__DATA SECTION__.
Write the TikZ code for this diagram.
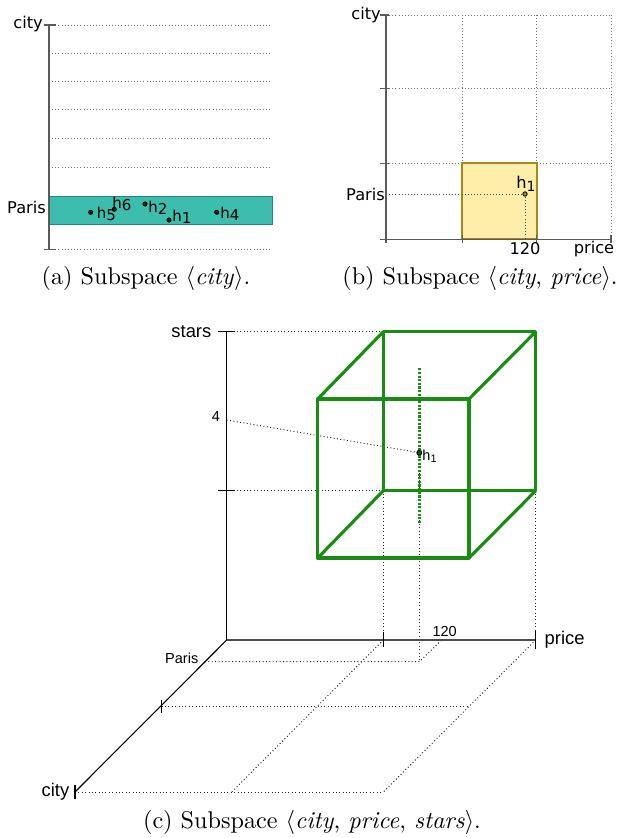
\documentclass[tikz,border=0pt]{standalone}
\usepackage{fontspec}
\newfontfamily\djv{DejaVu Sans}
\newfontfamily\lib{Liberation Sans}
\definecolor{teal1}{RGB}{61,189,173}
\definecolor{teal2}{RGB}{40,135,124}
\definecolor{yel1}{RGB}{255,237,170}
\definecolor{yel2}{RGB}{165,138,25}
\definecolor{grn}{RGB}{25,140,20}
\definecolor{axg}{RGB}{90,90,90}
\tikzset{
 axA/.style={draw=axg, line width=0.65pt},
 axC/.style={draw=black, line width=0.45pt},
 dotln/.style={draw=black!55, line width=0.4pt, dash pattern=on 0.4pt off 0.9pt},
 dotlnk/.style={draw=black!85, line width=0.4pt, dash pattern=on 0.4pt off 1pt},
 lblA/.style={font=\djv\fontsize{6.7}{7}\selectfont, inner sep=0.5pt},
 hlab/.style={font=\djv\fontsize{6.2}{6.5}\selectfont, inner sep=0pt, anchor=west},
 lblC/.style={font=\lib\fontsize{7.6}{8}\selectfont, inner sep=0.5pt},
 lblCs/.style={font=\lib\fontsize{6}{7}\selectfont, inner sep=0.5pt},
 hdot/.style={circle, draw=black, fill=black!85, inner sep=0pt, minimum size=1.7pt, line width=0.35pt},
 capt/.style={font=\fontsize{10}{12}\selectfont, inner sep=0pt, anchor=base},
 cubeln/.style={draw=grn, line width=1.3pt, line join=round},
}
\begin{document}
\begin{tikzpicture}[x=0.4132pt,y=-0.4132pt]
\useasboundingbox (0,0) rectangle (618,838);

% ---------------- (a) ----------------
\foreach \yy in {25,53.3,81.3,109.7,138.7,167.3,249.3}
  \draw[dotln] (49,\yy) -- (272,\yy);
\draw[fill=teal1, draw=teal2, line width=0.4pt] (49,196) rectangle (272,224);
\coordinate (aTop) at (49,25);
\coordinate (aBot) at (49,249.3);
\draw[axA] (aTop) -- (aBot);
\draw[axA] (44,25) -- (56,25);
\draw[axA] (44,249.3) -- (56,249.3);
\node[lblA, anchor=east] (aCity) at (44.5,24) {city};
\node[lblA, anchor=east] (aParis) at (47.5,207) {Paris};
\node[hdot] (a5) at (90.7,212.3) {};
\node[hdot] (a6) at (114.3,209.3) {};
\node[hdot] (a2) at (145,204) {};
\node[hdot] (a1) at (169,220) {};
\node[hdot] (a4) at (216.7,212.3) {};
\node[hlab] (a5l) at (96.5,214) {h\raisebox{-0.25ex}{5}};
\node[hlab] (a6l) at (112,203.5) {h\raisebox{-0.25ex}{6}};
\node[hlab] (a2l) at (148,208) {h\raisebox{-0.25ex}{2}};
\node[hlab] (a1l) at (172,216.5) {h\raisebox{-0.25ex}{1}};
\node[hlab] (a4l) at (220,214) {h\raisebox{-0.25ex}{4}};
\node[capt] (capA) at (146,284) {(a) Subspace $\langle$\textit{city}$\rangle$.};

% ---------------- (b) ----------------
\foreach \yy in {15,88.3,163.3}
  \draw[dotln] (386,\yy) -- (611,\yy);
\foreach \xx in {462.3,536.7,611}
  \draw[dotln] (\xx,15) -- (\xx,239.3);
\draw[fill=yel1, draw=yel2, line width=0.7pt] (462.3,163.3) rectangle (536.7,239.3);
\node[hdot, fill=yel2, minimum size=1.8pt] (b1) at (525,194) {};
\coordinate (bParisAx) at (386,194);
\coordinate (bPriceAx) at (525,239.3);
\draw[dotln, draw=black!70] (bParisAx) -- (b1.west);
\draw[dotln, draw=black!70] (b1.south) -- (bPriceAx);
\draw[axA] (386,15) -- (386,243);
\draw[axA] (381,239.3) -- (611,239.3);
\foreach \yy in {15,88.3,163.3,239.3}
  \draw[axA] (380,\yy) -- (389,\yy);
\foreach \xx in {462.3,536.7,611}
  \draw[axA] (\xx,235) -- (\xx,243);
\node[lblA, anchor=east] (bCity) at (382.5,15) {city};
\node[lblA, anchor=east] (bParis) at (386.5,194) {Paris};
\node[lblA] (b120) at (525,249) {120};
\node[lblA] (bPrice) at (594,249) {price};
\node[lblA, inner sep=0pt] (b1l) at (526,184) {h{\fontsize{5.8}{6}\selectfont\raisebox{-0.35ex}{1}}};
\node[capt] (capB) at (480,284) {(b) Subspace $\langle$\textit{city}, \textit{price}$\rangle$.};

% ---------------- (c) ----------------
\coordinate (O) at (226.7,640);
\coordinate (sTop) at (226.7,331.7);
\coordinate (s4) at (226.7,420);
\coordinate (sMid) at (226.7,490.7);
\coordinate (pEnd) at (535.7,640);
\coordinate (pTick) at (383.3,640);
\coordinate (p120) at (441.7,640);
\coordinate (cEnd) at (75,792);
\coordinate (cTick) at (161.7,706.7);
\coordinate (cParis) at (205,661.7);
% back face / front face of cube
\coordinate (B1) at (383.3,331.7);
\coordinate (B2) at (535.7,331.7);
\coordinate (B3) at (535.7,490.7);
\coordinate (B4) at (383.3,490.7);
\coordinate (F1) at (317.7,399);
\coordinate (F2) at (469,399);
\coordinate (F3) at (469,558);
\coordinate (F4) at (317.7,558);
\coordinate (hFloor) at (419.3,661.7);
\coordinate (gTop) at (419.3,368.3);
\coordinate (gBot) at (419.3,523.3);
% floor grid
\draw[dotlnk] (cParis) -- (hFloor) -- (p120);
\draw[dotlnk] (cTick) -- (468.3,706.7);
\draw[dotlnk] (cEnd) -- (383.3,792);
\draw[dotlnk] (pTick) -- (231.7,792);
\draw[dotlnk] (pEnd) -- (383.3,792);
% projections
\draw[dotlnk] (sTop) -- (B1);
\draw[dotlnk] (sMid) -- (B4);
\draw[dotlnk] (B4) -- (pTick);
\draw[dotlnk] (B3) -- (pEnd);
\coordinate (c1p) at (419.3,452.7);
\draw[dotlnk] (s4) -- (c1p);
\draw[dotlnk] (c1p) -- (hFloor);
% cube
\draw[cubeln] (B1) -- (B2) -- (B3) -- (B4) -- cycle;
\draw[cubeln] (F1) -- (F2) -- (F3) -- (F4) -- cycle;
\draw[cubeln] (B1) -- (F1) (B2) -- (F2) (B3) -- (F3) (B4) -- (F4);
\draw[draw=grn, line width=1pt, dash pattern=on 0.9pt off 0.6pt] (gTop) -- (gBot);
\node[hdot, fill=grn!70!black, minimum size=2pt, line width=0.4pt] (c1) at (c1p) {};
% axes
\draw[axC] (sTop) -- (O);
\draw[axC, draw=black!70, line width=0.55pt] (O) -- (pEnd);
\draw[axC] (O) -- (cEnd);
\draw[axC] (218,331.7) -- (235,331.7);
\draw[axC] (218,490.7) -- (235,490.7);
\draw[axC] (383.3,631.7) -- (383.3,647.3);
\draw[axC] (535.7,631) -- (535.7,649);
\draw[axC] (161.7,700) -- (161.7,713);
\draw[axC] (75,785) -- (75,799);
% labels
\node[lblC, anchor=east] (cStars) at (213,331.7) {stars};
\node[lblCs] (c4) at (216,416.7) {4};
\node[lblC, anchor=west] (cPrice) at (543,640) {price};
\node[lblCs] (c120) at (444.7,631.5) {120};
\node[lblC, anchor=east] (cCity) at (71,792) {city};
\node[lblCs, anchor=east] (cParisL) at (200,658) {Paris};
\node[lblCs, anchor=west, inner sep=0pt] (c1l) at (422,456.5) {h{\fontsize{4.5}{5}\selectfont\raisebox{-0.4ex}{1}}};
\node[capt] (capC) at (312,828) {(c) Subspace $\langle$\textit{city}, \textit{price}, \textit{stars}$\rangle$.};
\end{tikzpicture}
\end{document}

__WRITTEN EXERCISE__. With all pictures left out, please transcribe exactly the lines from the start of the material through the line with "(0,0) rectangle (618,838);".

__REPLY TO THE EXERCISE__.
Write the TikZ code for this diagram.
\documentclass[tikz,border=0pt]{standalone}
\usepackage{fontspec}
\newfontfamily\djv{DejaVu Sans}
\newfontfamily\lib{Liberation Sans}
\definecolor{teal1}{RGB}{61,189,173}
\definecolor{teal2}{RGB}{40,135,124}
\definecolor{yel1}{RGB}{255,237,170}
\definecolor{yel2}{RGB}{165,138,25}
\definecolor{grn}{RGB}{25,140,20}
\definecolor{axg}{RGB}{90,90,90}
\tikzset{
 axA/.style={draw=axg, line width=0.65pt},
 axC/.style={draw=black, line width=0.45pt},
 dotln/.style={draw=black!55, line width=0.4pt, dash pattern=on 0.4pt off 0.9pt},
 dotlnk/.style={draw=black!85, line width=0.4pt, dash pattern=on 0.4pt off 1pt},
 lblA/.style={font=\djv\fontsize{6.7}{7}\selectfont, inner sep=0.5pt},
 hlab/.style={font=\djv\fontsize{6.2}{6.5}\selectfont, inner sep=0pt, anchor=west},
 lblC/.style={font=\lib\fontsize{7.6}{8}\selectfont, inner sep=0.5pt},
 lblCs/.style={font=\lib\fontsize{6}{7}\selectfont, inner sep=0.5pt},
 hdot/.style={circle, draw=black, fill=black!85, inner sep=0pt, minimum size=1.7pt, line width=0.35pt},
 capt/.style={font=\fontsize{10}{12}\selectfont, inner sep=0pt, anchor=base},
 cubeln/.style={draw=grn, line width=1.3pt, line join=round},
}
\begin{document}
\begin{tikzpicture}[x=0.4132pt,y=-0.4132pt]
\useasboundingbox (0,0) rectangle (618,838);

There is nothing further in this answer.